Karnaval Nyanyian Anak ‘Joglosemarkerto’
"Naik kereta api, tut tuut
tuuuut, siapa hendak turun. Nisaaaaa, Nisaaaaa, aaaaaa," nyanyian balita
didalam gerbong kereta menuju Solo.
Di penghujung pergantian tahun,
libur anak sekolah telah tiba. Banyak diantaranya memilih mengosongkan rumah
dan melakukan perjalanan atas nama ‘melepas penat’ yang telah diemban setahun
penuh. Memboyong istri serta anaknya dengan tujuan menyelaraskan kaki dengan
alam.
Begitu pula denganku, lewat moda
transportasi kereta terobosan baru ‘Joglosemarkerto’ aku memilih meliburkan
diri dari rutinitas pengangguran ke Yogyakarta.

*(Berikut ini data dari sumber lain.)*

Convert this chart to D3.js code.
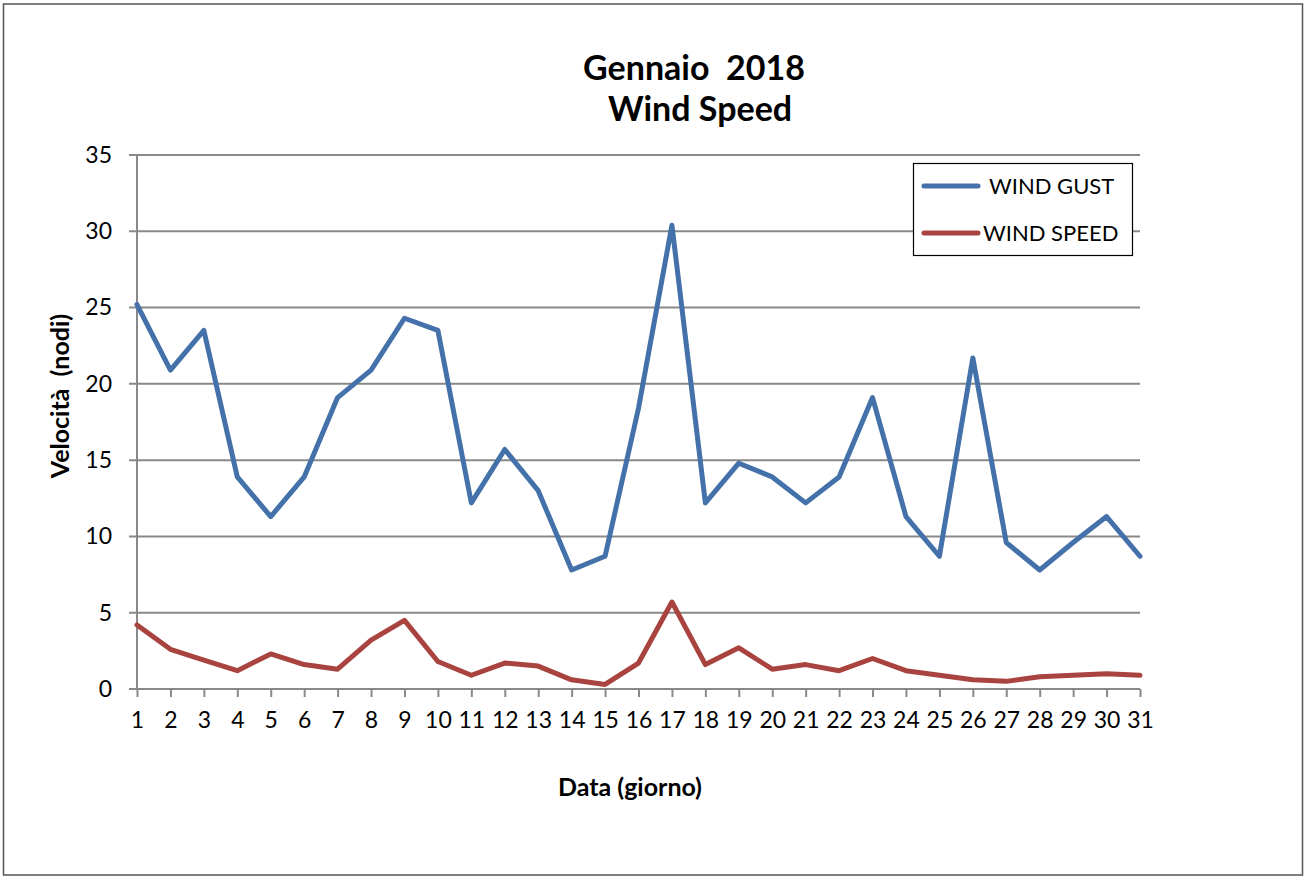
<!DOCTYPE html>
<html><head><meta charset="utf-8">
<script src="https://cdn.jsdelivr.net/npm/d3@7"></script>
<style>html,body{margin:0;padding:0;background:#fff;}svg{display:block;}</style>
</head><body>
<script>
const days = d3.range(1, 32);
const windGust = [25.2,20.9,23.5,13.9,11.3,13.9,19.1,20.9,24.3,23.5,12.2,15.7,13.0,7.8,8.7,18.4,30.4,12.2,14.8,13.9,12.2,13.9,19.1,11.3,8.7,21.7,9.6,7.8,9.6,11.3,8.7];
const windSpeed = [4.2,2.6,1.9,1.2,2.3,1.6,1.3,3.2,4.5,1.8,0.9,1.7,1.5,0.6,0.3,1.7,5.7,1.6,2.7,1.3,1.6,1.2,2.0,1.2,0.9,0.6,0.5,0.8,0.9,1.0,0.9];
const yTicks = [0,5,10,15,20,25,30,35];
const seriesNames = ["WIND GUST","WIND SPEED"];
const seriesColors = ["#4471A9","#A9433F"];
const titleLines = ["Gennaio  2018","Wind Speed"];

const W = 1306, H = 878;
const svg = d3.select("body").append("svg").attr("width", W).attr("height", H);
const font = "Lato, 'Open Sans', sans-serif";

svg.append("rect").attr("x", 3.5).attr("y", 4).attr("width", W - 7).attr("height", H - 7)
  .attr("fill", "#fff").attr("stroke", "#555").attr("stroke-width", 1.5);

const x = d3.scaleLinear().domain([1, 31]).range([137, 1140]);
const y = d3.scaleLinear().domain([0, 35]).range([689, 155]);

// gridlines
svg.append("g").selectAll("line").data(yTicks).join("line")
  .attr("x1", 129).attr("x2", 1140)
  .attr("y1", d => y(d)).attr("y2", d => y(d))
  .attr("stroke", "#898989").attr("stroke-width", 2);

// y axis line
svg.append("line").attr("x1", 137).attr("x2", 137).attr("y1", y(35)).attr("y2", y(0))
  .attr("stroke", "#898989").attr("stroke-width", 2);

// x ticks
const xAxis = d3.axisBottom(x).tickValues(days).tickSize(8).tickPadding(15).tickFormat(d3.format("d"));
const gx = svg.append("g").attr("transform", `translate(0,${y(0)})`).call(xAxis);
gx.select(".domain").remove();
gx.selectAll(".tick line").attr("stroke", "#898989").attr("stroke-width", 2);
gx.selectAll(".tick text").attr("font-family", font).attr("font-size", 23).attr("fill", "#000");

// y labels
const yAxis = d3.axisLeft(y).tickValues(yTicks).tickSize(0).tickPadding(0);
const gy = svg.append("g").attr("transform", `translate(112,0)`).call(yAxis);
gy.select(".domain").remove();
gy.selectAll(".tick text").attr("font-family", font).attr("font-size", 23).attr("fill", "#000").attr("text-anchor","end");

// lines
const line = d3.line().x((d, i) => x(days[i])).y(d => y(d));
[windGust, windSpeed].forEach((s, k) => {
  svg.append("path").datum(s).attr("d", line).attr("fill", "none")
    .attr("stroke", seriesColors[k]).attr("stroke-width", 5)
    .attr("stroke-linejoin", "round").attr("stroke-linecap", "round");
});

// title
svg.append("text").attr("x", 694).attr("y", 80).attr("text-anchor", "middle")
  .attr("font-family", font).attr("font-weight", "bold").attr("font-size", 34).style("white-space","pre").text(titleLines[0]);
svg.append("text").attr("x", 700).attr("y", 121).attr("text-anchor", "middle")
  .attr("font-family", font).attr("font-weight", "bold").attr("font-size", 34).text(titleLines[1]);

// axis titles
svg.append("text").attr("transform", "translate(69,396) rotate(-90)").attr("text-anchor", "middle")
  .attr("font-family", font).attr("font-weight", "bold").attr("font-size", 25).style("white-space","pre").text("Velocità  (nodi)");
svg.append("text").attr("x", 630).attr("y", 796).attr("text-anchor", "middle")
  .attr("font-family", font).attr("font-weight", "bold").attr("font-size", 25).text("Data (giorno)");

// legend
const lg = svg.append("g");
lg.append("rect").attr("x", 913.5).attr("y", 163.5).attr("width", 219).attr("height", 92)
  .attr("fill", "#fff").attr("stroke", "#000").attr("stroke-width", 1.2);
const legY = [186, 233], legLineX = [[924, 978],[924, 978]], legTextX = [989, 983];
seriesNames.forEach((n, k) => {
  lg.append("line").attr("x1", legLineX[k][0]).attr("x2", legLineX[k][1]).attr("y1", legY[k]).attr("y2", legY[k])
    .attr("stroke", seriesColors[k]).attr("stroke-width", 5).attr("stroke-linecap", "round");
  lg.append("text").attr("x", legTextX[k]).attr("y", legY[k] + 8).attr("font-family", font)
    .attr("font-size", 22).text(n);
});
</script>
</body></html>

Jika biasanya kereta diisi oleh
banyak orang dewasa, berbeda halnya saat musim liburan tiba dimana lebih
didominasi oleh keluarga baru dengan membawa 2 anak, mungkin mereka mengikuti
program pemerintah 2 anak lebih baik, dan muda-mudi.
Karena itu, gerbong yang biasanya
sunyi sehingga membuat sesiapa cepat tertidur hal ini tak berlaku ketika sudah
mendengar anak-anak kecil bersahutan, baik yang menangis, bercanda bahkan
teriak entah pada siapa.
Anak-anak memang memiliki ekstra
tenaga untuk diluapkan meskipun bukan pada tempatnya, sunyi senyap pun nyaris
hilang karena lebih banyak diisi oleh celotehan, tangis, tawa dan beberapa
teriakan yang mengekakan telinga.
Salah satunya ketika kereta
berhenti lama di Stasiun Semarang Tawang, seorang anak kecil di kursi depan
berorasi dengan lantang,
“Ban keretanya kempes,” ujarnya.
Aku yang saat itu sedang asyik menghabiskan
‘Aleppo’ karya Rusdi Mathari langsung beradu tatap dengan penumpang di depanku,
seorang ibu muda dengan membawa dua balita beserta suaminya, kami saling lempar
senyum dan sedikit tertawa setelah mendengar celotehan anak tersebut. Lebih
epic lagi ketika anaknya yang duduk di depanku bertanya,
“Emang bener yah ban keretanya
kempes?”
Sontak saja hal itu langsung
mengundang tawa kami. Ayahnya kemudian menjelaskan dengan bahasa yang
dimengerti olehnya.
Perjalanan yang hanya memakan
waktu 4 jam dirasa cukup lama lantaran ketika selepas dari Semarang kereta
berjalan pelan, rupanya jalur kereta yang dilalui harus menaiki perbukitan. Ini
menjadi pengalaman pertama ketika harus ke bagian timur Jawa menggunakan jalur
utara, para penumpang akan dibuat terkesima dengan bangunan rumah limas yang
berjajar sepanjang jalan.
Kereta seolah membelah perbukitan
dan perkampungan, rumah yang masih menggunakan kayu nampak sepi nan asri
meskipun berpenghuni. Ladang jagung, padi terhampar setelahnya. Seperti tersihir
oleh pemandangan di sepanjang jalan, saya terus menoleh ke arah luar jendela.
Bukan hanya itu, memasuki area
Kota Batang penumpang akan disuguhi panorama cantik dari bibir pantai
disepanjang jalan. Barisan perahu dengan pantai yang tenang seolah
nyanyian rayuan kepada siapa saja untuk datang berkunjung.